Mpt based model generates different outputs for varying tensor_parallel_size #2891

Closed sneha5gsm closed 2 months ago

sneha5gsm commented 9 months ago

Hi! Wanted to be able to send longer inputs (of the range 8k input tokens) to a 7b mpt based model and hence switched from a single GPU instance (AWS sagemaker g5.2xlarge, 24GB GPU mem) to a multi-GPU instance (AWS sagemaker g5.12x large, 4 gpus, 24GB GPU mem each). Also switched from using a tensor_parallel_size of 1 to 4 in the configurations, but now I get different outputs for the same input provided in both the scenarios (greedy based output token generation strategy). Have I missed some configuration?
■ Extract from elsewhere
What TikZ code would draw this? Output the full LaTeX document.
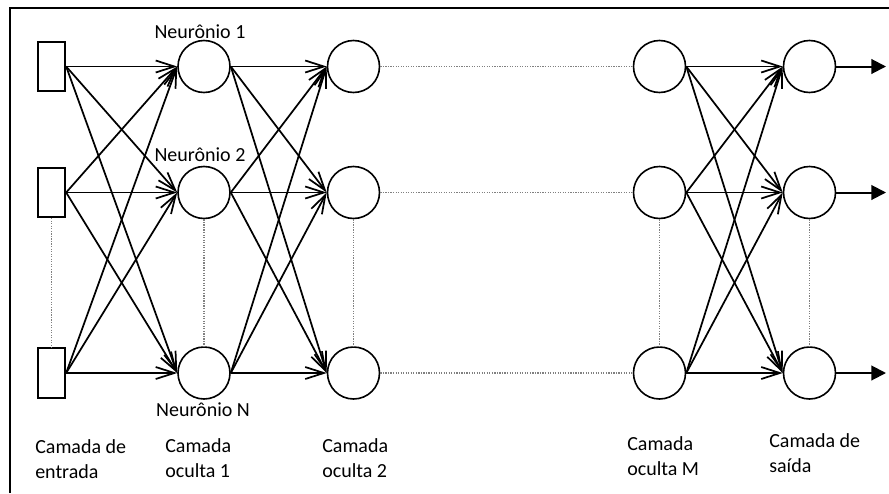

Why am I getting different outputs when the tensor_parallel_size is changed from 1 to 4?

Serving the model using djl-serving with rolling_batch set to vllm. djl serving configuration on g5.2x large instance:

engine=Python
option.task=text-generation
option.s3url={{s3url}}
option.tensor_parallel_degree=1
option.rolling_batch=vllm
option.dtype=bf16
Dai.djl.logging.level=debug

djl serving configuration on g5.12x large instance:

engine=Python
option.task=text-generation
option.s3url={{s3url}}
option.tensor_parallel_degree=4
option.rolling_batch=vllm
option.dtype=bf16
Dai.djl.logging.level=debug

Deep learning container used: DJLServing 0.26.0 with DeepSpeed 0.12.6, Hugging Face Transformers 4.36.2 and Hugging Face Accelerate 0.25.0

edit: config typo

hmellor commented 2 months ago

This happens because the reductions across the 4 tensor parallel shards will produce slightly different results when compared to having no reductions with 1 GPU. These small differences compound through the model and can lead to different tokens being chosen.

So, unfortunately, this is expected. I'm going to close this issue for now, but I can reopen it if you believe that the difference is due to another reason.